Am I missing something ! Please help !
very helpful information!!!
using circular references and to make model more stable we can use combination of "IF" and "ISERROR" functions. i.e
=if(iserror(formula1),"",(formula1))
this formula will return blank value if there is any error otherwise give the result required.
I usually use this in my models and it makes them very stable......
🙂 🙂 🙂
@Terry: Thats right. Exactly same problem is seen in Interest - Cash cycle in P&L and Cash Flow statement as well. In our trainings on financial modeling in excel, we demonstrate using both the circular loops as well as the macros to take care of this problem. Circular loops have their own pitfalls. If the model enters into a state of error, the error percolates!
@Tristan: Thanks for pointing out. I agree with you that if circular loops can be avoided, they should be avoided.

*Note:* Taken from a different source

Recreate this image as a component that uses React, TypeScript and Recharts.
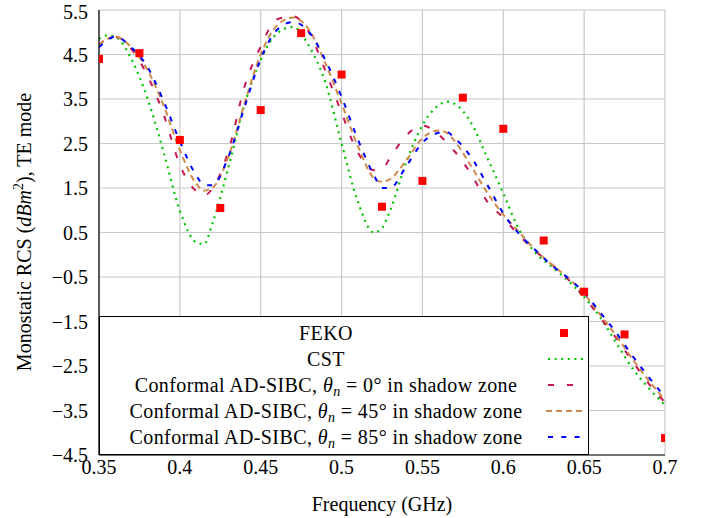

@Yogesh: This is one way of avoiding the problem. Although circular loops have another problem that they make your sheet slower. Each time, there is a change in the sheet, all the calculations are redone. So if they can be avoided, they should be avoided.
Please note that this was an example (a large one indeed) and I didn't have space to speak about the pitfalls of this approach! I just wanted to illustrate an approach and am glad that some of you found it useful!
I think while posting, there is an error in the images! The last image should be flipped with the one that is posted in step VII!
I think you can try the following simple solution given by Microsoft itself to make the circular works:
Windows: Excel Options -> Formulas -> Put a tick on "Enable iterative calculation"
Mac: Excel -> Preference -> Calculation ->Put a tick on "Limit iteration"
You can change the maximum number of calculation iterations as well as the maximum changes which iteration stops for goal seeking or for resolving circular references based on the number you type in the maximum change box.
Thank you.
Hey All
I heard that we can take care of the circularity with the help of macro for IDC. Can anybody help on the steps to construct the macro for the same.
Regards
Vinay
Hi Vinay,
If you look closely, you are essentially copying the values from the interest calculation to the IDC in project cost.
Basically you can record a macro, that takes the values from interest and pastes special the values in IDC row in project cost.
Then you can run that recorded code in a for loop.
Hope this helps.
Thanks Param for reply.
But before calculating interest, i need to provide for Upfront Equity and Equity, which are essentially part of total project cost. Hence, i need to put in Upfront Equity and Equity to calculate the IDC which is again hitting the total project cost.
Bit of confused on how to remove this circular reference.
Regards
Vinay
Wow, this was a brilliantly simple post. I was looking online for a while before I found this page. Never seen this been explained so beautifully yet so crisply before. Thanks for saving my ass at work! (i'm relatively new to finance + modeling)
I'm not sure why but this web site is loading very slow for
me. Is anyone else having this issue or is it a problem on my end?
I'll check back later and see if the problem still exists.
[…] Project Finance Modeling using Excel – Part 1 & Part 2 […]
I have been reading your blog since my college days. Today, I'm writing just to say thanks.
We have calculated Financial Rate of return of a hydropower projects, and the observer has raised an observation regarding Total Project cost with IDC Rs. 8616.01 million (PKR) and with-out IDC 8352.46 million (PKR). How does the Financial nalysis be calculated on the basis of with-out IDC Or With IDC?????
Please helpf. if possible to spare some time.